Hackers were able to inject some retro-malware into the popular applications' installers hosted on fosshub.com, an official home for Classic Shell and Audacity releases among other software projects.
When victims fetched the tainted downloads and ran them, rather than install the expected app, the computer's Master Boot Record (MBR) was replaced with code that, during the next reboot or power on, displayed a cheeky message and prevented the machine from starting up properly. The drive's partition table was also likely damaged.
We thought these sorts of shenanigans died in the 1980s or early 1990s. In order for this to work, the victim would have to click through a warning that the download was not legit
-- submitted from IRC
(Score: 0) by Anonymous Coward on Thursday August 04 2016, @10:51PM
I have not used dual boot in probably 20 years. It was pretty much a quick way to dork up your computer.
I quickly learned one OS at a time folks.

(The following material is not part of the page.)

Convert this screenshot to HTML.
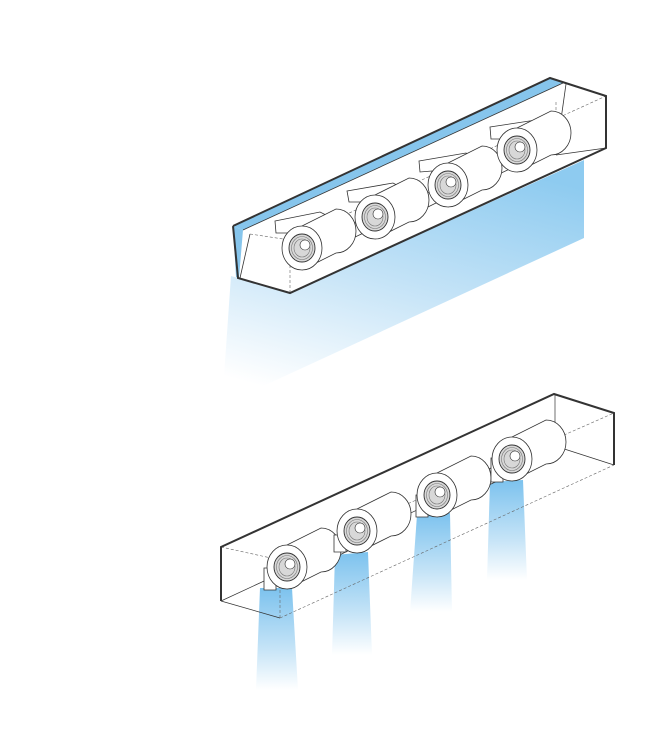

It works for a bit until the next update from either OS. I had linux updates nuke out a windows/os2 install and the other way around.
VMs changed that game. But still one OS at a time as the main OS. HW and VMs is so dead easy and cheap these days there is no reason to dual boot.
Honestly, I had forgotten you could do it.
(Score: 2) by Scruffy Beard 2 on Friday August 05 2016, @05:03PM
Since Windows 8, MS even support the hardware clock being set to UTC.
My understanding is that VMs are a pain if you try to use local time.